Japan on Sunday summoned the Chinese ambassador and demanded compensation and an apology over a demonstration in Beijing where the Japanese embassy was pelted with bottles and cans and a Japanese restaurant was attacked.
Chief Cabinet Secretary Hiroyuki Hosoda said it was time for the two countries to seek calm.
"We have to work hard to prevent mutual misunderstanding from growing," Hosoda told reporters when asked about China's link to the Japanese economy.
"Right now we are exchanging our views through diplomatic channels," he said. "We would like to monitor developments."
Hosoda declined to react to a Chinese foreign ministry statement late on Sunday that said the slide in bilateral relations "does not lie with the Chinese side".
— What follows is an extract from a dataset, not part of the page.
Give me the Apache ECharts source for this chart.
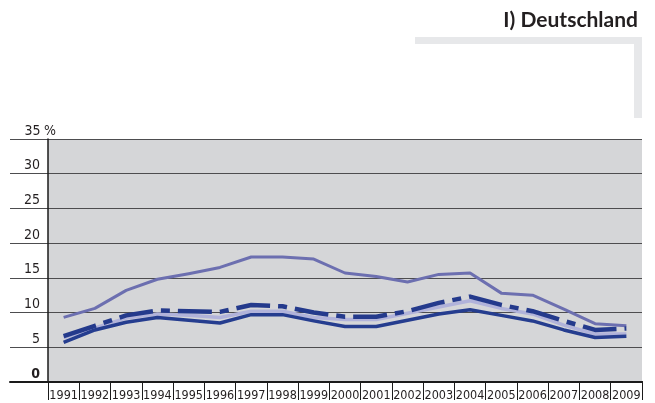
<!doctype html>
<html lang="de">
<head>
<meta charset="UTF-8"/>
<title>Deutschland</title>
<script src="https://cdn.jsdelivr.net/npm/echarts@6/dist/echarts.min.js"></script>
<style>
html, body { margin: 0; padding: 0; background: #fff; }
#chart { width: 655px; height: 403px; }
</style>
</head>
<body>

<div id="chart"></div>

<script>

var years = ['1991','1992','1993','1994','1995','1996','1997','1998','1999','2000',
             '2001','2002','2003','2004','2005','2006','2007','2008','2009'];

// obere Linie (mittelblau)
var seriesTop = [9.3, 10.6, 13.2, 14.8, 15.6, 16.5, 18.0, 18.0, 17.7, 15.7,
                 15.2, 14.4, 15.5, 15.7, 12.8, 12.5, 10.5, 8.4, 8.1];
// gestrichelt (dunkelblau)
var seriesDash = [6.6, 8.1, 9.6, 10.3, 10.2, 10.1, 11.1, 10.9, 10.0, 9.4,
                  9.4, 10.2, 11.4, 12.3, 11.1, 10.2, 8.8, 7.5, 7.7];
// hell (lavendel)
var seriesLight = [6.4, 7.8, 9.2, 9.8, 9.6, 9.3, 10.2, 10.2, 9.3, 9.0,
                   9.0, 9.9, 10.8, 11.7, 10.6, 9.8, 8.2, 6.9, 6.9];
// durchgezogen (dunkelblau)
var seriesSolid = [5.7, 7.5, 8.6, 9.3, 8.9, 8.5, 9.7, 9.7, 8.8, 8.0,
                   8.0, 8.9, 9.8, 10.4, 9.6, 8.8, 7.5, 6.4, 6.6];

var font = '"DejaVu Sans Condensed", "DejaVu Sans", sans-serif';

var myChart = echarts.init(document.getElementById('chart'));

function line(data, color, width, dash) {
    return {
        type: 'line',
        xAxisIndex: 0,
        yAxisIndex: 0,
        data: data,
        symbol: 'none',
        silent: true,
        lineStyle: { color: color, width: width, type: dash || 'solid', cap: 'butt', join: 'round' },
        z: 5
    };
}

var option = {
    animation: false,
    title: {
        text: 'I) Deutschland',
        right: 12,
        top: 5,
        textStyle: { fontFamily: 'Lato, "Open Sans", sans-serif', fontSize: 21, fontWeight: 'bold', color: '#231f20' }
    },
    graphic: [
        { type: 'rect', shape: { x: 415, y: 37, width: 227, height: 7 }, style: { fill: '#e7e8ea' } },
        { type: 'rect', shape: { x: 634, y: 37, width: 8, height: 81 }, style: { fill: '#e7e8ea' } }
    ],
    grid: [
        { left: 48, right: 13, top: 139, bottom: 21, show: true, backgroundColor: '#d5d6d8', borderWidth: 0, z: 0 },
        { left: 10, right: 13, top: 139, bottom: 21, show: false }
    ],
    xAxis: [
        {
            type: 'category',
            gridIndex: 0,
            data: years,
            boundaryGap: true,
            axisLine: { lineStyle: { color: '#1a1a1a', width: 2 } },
            axisTick: { show: true, interval: 0, length: 18, lineStyle: { color: '#1a1a1a', width: 1 } },
            axisLabel: { interval: 0, margin: 7, fontFamily: font, fontSize: 12.5, color: '#231f20' },
            z: 3
        },
        {
            type: 'value',
            gridIndex: 1,
            min: 0, max: 1,
            axisLine: { show: true, onZero: false, lineStyle: { color: '#1a1a1a', width: 2 } },
            axisTick: { show: false },
            axisLabel: { show: false },
            splitLine: { show: false },
            z: 3
        }
    ],
    yAxis: [
        {
            type: 'value',
            gridIndex: 0,
            min: 0, max: 35, interval: 5,
            axisLine: { show: true, lineStyle: { color: '#1a1a1a', width: 1.5 } },
            axisTick: { show: false },
            splitLine: { show: false },
            axisLabel: {
                margin: 23,
                align: 'left',
                verticalAlign: 'bottom',
                padding: [0, 0, 1, 0],
                fontFamily: font,
                fontSize: 14,
                color: '#231f20',
                formatter: function (v) {
                    if (v === 0) return '{b|0}';
                    if (v === 35) return '{n|35} %';
                    return '{n|' + v + '}';
                },
                rich: {
                    n: { width: 15, align: 'right', fontFamily: font, fontSize: 14, color: '#231f20' },
                    b: { width: 15, align: 'right', fontFamily: font, fontSize: 14, fontWeight: 'bold', color: '#231f20' }
                }
            },
            z: 3
        },
        {
            type: 'value',
            gridIndex: 1,
            min: 0, max: 35, interval: 5,
            axisLine: { show: false },
            axisTick: { show: false },
            axisLabel: { show: false },
            splitLine: { show: true, lineStyle: { color: '#4d4d4f', width: 1 } },
            z: 2
        }
    ],
    series: [
        line(seriesTop, '#6c6fb0', 3),
        line(seriesLight, '#b1b3da', 3.5),
        line(seriesSolid, '#253d8f', 3.5),
        line(seriesDash, '#243a8c', 4.5, [34, 8, 9, 8])
    ]
};

myChart.setOption(option);

</script>

</body>
</html>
"If I said at this moment that this is terrible and condemned it, it would not make things any better," Hosoda said.
Japanese Foreign Minister Nobutaka Machimura is expected to visit Beijing to smoothen out ties, according to a foreign ministry official.
The Chinese demonstration was called to protest Japan's wartime past and its bid for a permanent seat on the UN Security Council.
China has been angered by Tokyo's decision to approve a new school textbook that both China and South Korea say glosses over Japanese wartime atrocities.
China harbours deep bitterness over Japan's bloody occupation which ended in 1945. But at the same time, trade has been shooting up, with China last year replacing the United States for the first time as Japan's biggest trading partner.